→ **What the task asks**:
Reproduce the listing below character for character; drop every image.

→ **Dataset content**:
>> start
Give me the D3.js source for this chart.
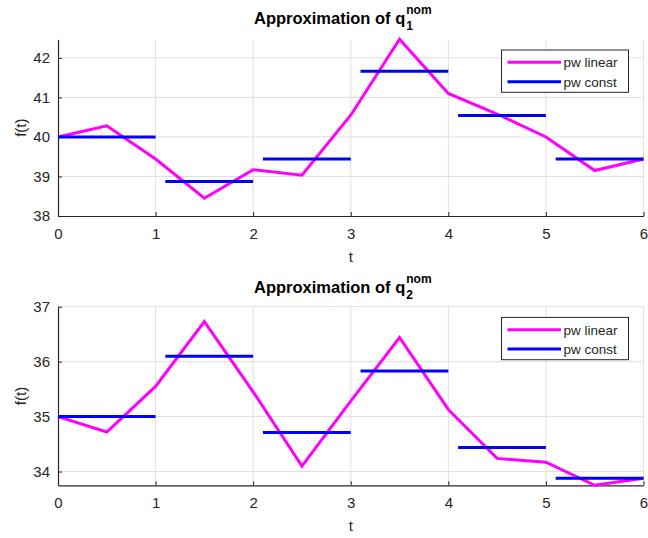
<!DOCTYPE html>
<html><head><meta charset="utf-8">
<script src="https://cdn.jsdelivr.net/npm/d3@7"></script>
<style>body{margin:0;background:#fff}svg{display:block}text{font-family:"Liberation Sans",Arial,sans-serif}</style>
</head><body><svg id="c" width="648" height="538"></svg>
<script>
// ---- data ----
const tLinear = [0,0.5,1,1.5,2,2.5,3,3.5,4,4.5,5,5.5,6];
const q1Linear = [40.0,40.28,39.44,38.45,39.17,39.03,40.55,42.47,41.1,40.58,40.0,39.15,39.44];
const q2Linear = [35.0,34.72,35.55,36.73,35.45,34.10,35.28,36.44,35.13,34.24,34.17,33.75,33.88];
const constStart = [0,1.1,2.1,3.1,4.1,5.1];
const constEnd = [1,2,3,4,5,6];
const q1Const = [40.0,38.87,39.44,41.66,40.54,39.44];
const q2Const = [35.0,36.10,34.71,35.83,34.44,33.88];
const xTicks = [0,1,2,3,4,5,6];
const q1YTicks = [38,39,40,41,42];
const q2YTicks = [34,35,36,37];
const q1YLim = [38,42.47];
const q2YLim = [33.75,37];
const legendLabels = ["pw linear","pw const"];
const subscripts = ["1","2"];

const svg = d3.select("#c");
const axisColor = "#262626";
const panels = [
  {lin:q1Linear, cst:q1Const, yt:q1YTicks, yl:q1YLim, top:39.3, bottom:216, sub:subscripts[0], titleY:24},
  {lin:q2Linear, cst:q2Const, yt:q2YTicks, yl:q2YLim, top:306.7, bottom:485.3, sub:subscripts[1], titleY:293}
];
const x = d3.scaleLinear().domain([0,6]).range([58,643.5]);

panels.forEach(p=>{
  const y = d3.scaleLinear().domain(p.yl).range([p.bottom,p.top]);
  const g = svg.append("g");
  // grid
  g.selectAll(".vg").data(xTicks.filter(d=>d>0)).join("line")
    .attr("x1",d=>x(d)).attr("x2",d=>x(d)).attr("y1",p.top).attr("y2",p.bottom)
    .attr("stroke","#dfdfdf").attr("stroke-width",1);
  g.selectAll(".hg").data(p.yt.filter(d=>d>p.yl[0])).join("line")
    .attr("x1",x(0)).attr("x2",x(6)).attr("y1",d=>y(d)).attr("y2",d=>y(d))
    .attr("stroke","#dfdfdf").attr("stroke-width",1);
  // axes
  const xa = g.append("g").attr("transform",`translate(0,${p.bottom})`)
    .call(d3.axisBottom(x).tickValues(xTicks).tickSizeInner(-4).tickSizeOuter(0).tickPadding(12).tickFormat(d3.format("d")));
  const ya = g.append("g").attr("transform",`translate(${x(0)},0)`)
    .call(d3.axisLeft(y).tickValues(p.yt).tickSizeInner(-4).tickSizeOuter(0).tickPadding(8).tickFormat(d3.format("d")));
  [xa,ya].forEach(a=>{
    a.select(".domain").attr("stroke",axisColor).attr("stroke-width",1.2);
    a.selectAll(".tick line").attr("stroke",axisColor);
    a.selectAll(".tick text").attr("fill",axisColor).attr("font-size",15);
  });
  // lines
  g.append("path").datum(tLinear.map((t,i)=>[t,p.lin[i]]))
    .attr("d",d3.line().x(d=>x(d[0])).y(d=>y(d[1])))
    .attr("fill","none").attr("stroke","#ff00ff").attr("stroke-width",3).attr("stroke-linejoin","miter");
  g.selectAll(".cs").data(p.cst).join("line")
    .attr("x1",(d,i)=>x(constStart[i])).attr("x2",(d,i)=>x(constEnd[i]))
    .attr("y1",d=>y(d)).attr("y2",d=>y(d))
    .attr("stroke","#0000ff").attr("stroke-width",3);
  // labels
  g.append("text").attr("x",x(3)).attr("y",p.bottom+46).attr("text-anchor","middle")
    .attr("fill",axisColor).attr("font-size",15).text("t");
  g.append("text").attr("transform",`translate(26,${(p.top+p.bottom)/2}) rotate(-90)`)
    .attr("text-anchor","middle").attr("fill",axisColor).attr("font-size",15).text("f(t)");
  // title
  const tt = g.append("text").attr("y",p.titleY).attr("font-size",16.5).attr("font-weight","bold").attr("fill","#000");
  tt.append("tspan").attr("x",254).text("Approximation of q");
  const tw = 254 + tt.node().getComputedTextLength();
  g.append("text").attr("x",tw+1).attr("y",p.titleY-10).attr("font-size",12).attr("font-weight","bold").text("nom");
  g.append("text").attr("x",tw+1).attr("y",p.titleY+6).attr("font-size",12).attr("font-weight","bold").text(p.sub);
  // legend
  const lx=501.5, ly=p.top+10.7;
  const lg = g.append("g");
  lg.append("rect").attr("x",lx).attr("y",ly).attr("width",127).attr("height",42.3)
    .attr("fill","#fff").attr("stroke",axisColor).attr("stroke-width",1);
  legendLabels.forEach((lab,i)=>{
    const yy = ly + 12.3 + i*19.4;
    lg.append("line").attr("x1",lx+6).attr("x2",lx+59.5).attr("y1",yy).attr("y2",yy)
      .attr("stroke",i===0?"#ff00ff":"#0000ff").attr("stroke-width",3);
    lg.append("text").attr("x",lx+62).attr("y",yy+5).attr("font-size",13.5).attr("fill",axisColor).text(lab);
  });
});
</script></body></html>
>> end
→ **Full output**:
Give me the D3.js source for this chart.
<!DOCTYPE html>
<html><head><meta charset="utf-8">
<script src="https://cdn.jsdelivr.net/npm/d3@7"></script>
<style>body{margin:0;background:#fff}svg{display:block}text{font-family:"Liberation Sans",Arial,sans-serif}</style>
</head><body><svg id="c" width="648" height="538"></svg>
<script>
// ---- data ----
const tLinear = [0,0.5,1,1.5,2,2.5,3,3.5,4,4.5,5,5.5,6];
const q1Linear = [40.0,40.28,39.44,38.45,39.17,39.03,40.55,42.47,41.1,40.58,40.0,39.15,39.44];
const q2Linear = [35.0,34.72,35.55,36.73,35.45,34.10,35.28,36.44,35.13,34.24,34.17,33.75,33.88];
const constStart = [0,1.1,2.1,3.1,4.1,5.1];
const constEnd = [1,2,3,4,5,6];
const q1Const = [40.0,38.87,39.44,41.66,40.54,39.44];
const q2Const = [35.0,36.10,34.71,35.83,34.44,33.88];
const xTicks = [0,1,2,3,4,5,6];
const q1YTicks = [38,39,40,41,42];
const q2YTicks = [34,35,36,37];
const q1YLim = [38,42.47];
const q2YLim = [33.75,37];
const legendLabels = ["pw linear","pw const"];
const subscripts = ["1","2"];

const svg = d3.select("#c");
const axisColor = "#262626";
const panels = [
  {lin:q1Linear, cst:q1Const, yt:q1YTicks, yl:q1YLim, top:39.3, bottom:216, sub:subscripts[0], titleY:24},
  {lin:q2Linear, cst:q2Const, yt:q2YTicks, yl:q2YLim, top:306.7, bottom:485.3, sub:subscripts[1], titleY:293}
];
const x = d3.scaleLinear().domain([0,6]).range([58,643.5]);

panels.forEach(p=>{
  const y = d3.scaleLinear().domain(p.yl).range([p.bottom,p.top]);
  const g = svg.append("g");
  // grid
  g.selectAll(".vg").data(xTicks.filter(d=>d>0)).join("line")
    .attr("x1",d=>x(d)).attr("x2",d=>x(d)).attr("y1",p.top).attr("y2",p.bottom)
    .attr("stroke","#dfdfdf").attr("stroke-width",1);
  g.selectAll(".hg").data(p.yt.filter(d=>d>p.yl[0])).join("line")
    .attr("x1",x(0)).attr("x2",x(6)).attr("y1",d=>y(d)).attr("y2",d=>y(d))
    .attr("stroke","#dfdfdf").attr("stroke-width",1);
  // axes
  const xa = g.append("g").attr("transform",`translate(0,${p.bottom})`)
    .call(d3.axisBottom(x).tickValues(xTicks).tickSizeInner(-4).tickSizeOuter(0).tickPadding(12).tickFormat(d3.format("d")));
  const ya = g.append("g").attr("transform",`translate(${x(0)},0)`)
    .call(d3.axisLeft(y).tickValues(p.yt).tickSizeInner(-4).tickSizeOuter(0).tickPadding(8).tickFormat(d3.format("d")));
  [xa,ya].forEach(a=>{
    a.select(".domain").attr("stroke",axisColor).attr("stroke-width",1.2);
    a.selectAll(".tick line").attr("stroke",axisColor);
    a.selectAll(".tick text").attr("fill",axisColor).attr("font-size",15);
  });
  // lines
  g.append("path").datum(tLinear.map((t,i)=>[t,p.lin[i]]))
    .attr("d",d3.line().x(d=>x(d[0])).y(d=>y(d[1])))
    .attr("fill","none").attr("stroke","#ff00ff").attr("stroke-width",3).attr("stroke-linejoin","miter");
  g.selectAll(".cs").data(p.cst).join("line")
    .attr("x1",(d,i)=>x(constStart[i])).attr("x2",(d,i)=>x(constEnd[i]))
    .attr("y1",d=>y(d)).attr("y2",d=>y(d))
    .attr("stroke","#0000ff").attr("stroke-width",3);
  // labels
  g.append("text").attr("x",x(3)).attr("y",p.bottom+46).attr("text-anchor","middle")
    .attr("fill",axisColor).attr("font-size",15).text("t");
  g.append("text").attr("transform",`translate(26,${(p.top+p.bottom)/2}) rotate(-90)`)
    .attr("text-anchor","middle").attr("fill",axisColor).attr("font-size",15).text("f(t)");
  // title
  const tt = g.append("text").attr("y",p.titleY).attr("font-size",16.5).attr("font-weight","bold").attr("fill","#000");
  tt.append("tspan").attr("x",254).text("Approximation of q");
  const tw = 254 + tt.node().getComputedTextLength();
  g.append("text").attr("x",tw+1).attr("y",p.titleY-10).attr("font-size",12).attr("font-weight","bold").text("nom");
  g.append("text").attr("x",tw+1).attr("y",p.titleY+6).attr("font-size",12).attr("font-weight","bold").text(p.sub);
  // legend
  const lx=501.5, ly=p.top+10.7;
  const lg = g.append("g");
  lg.append("rect").attr("x",lx).attr("y",ly).attr("width",127).attr("height",42.3)
    .attr("fill","#fff").attr("stroke",axisColor).attr("stroke-width",1);
  legendLabels.forEach((lab,i)=>{
    const yy = ly + 12.3 + i*19.4;
    lg.append("line").attr("x1",lx+6).attr("x2",lx+59.5).attr("y1",yy).attr("y2",yy)
      .attr("stroke",i===0?"#ff00ff":"#0000ff").attr("stroke-width",3);
    lg.append("text").attr("x",lx+62).attr("y",yy+5).attr("font-size",13.5).attr("fill",axisColor).text(lab);
  });
});
</script></body></html>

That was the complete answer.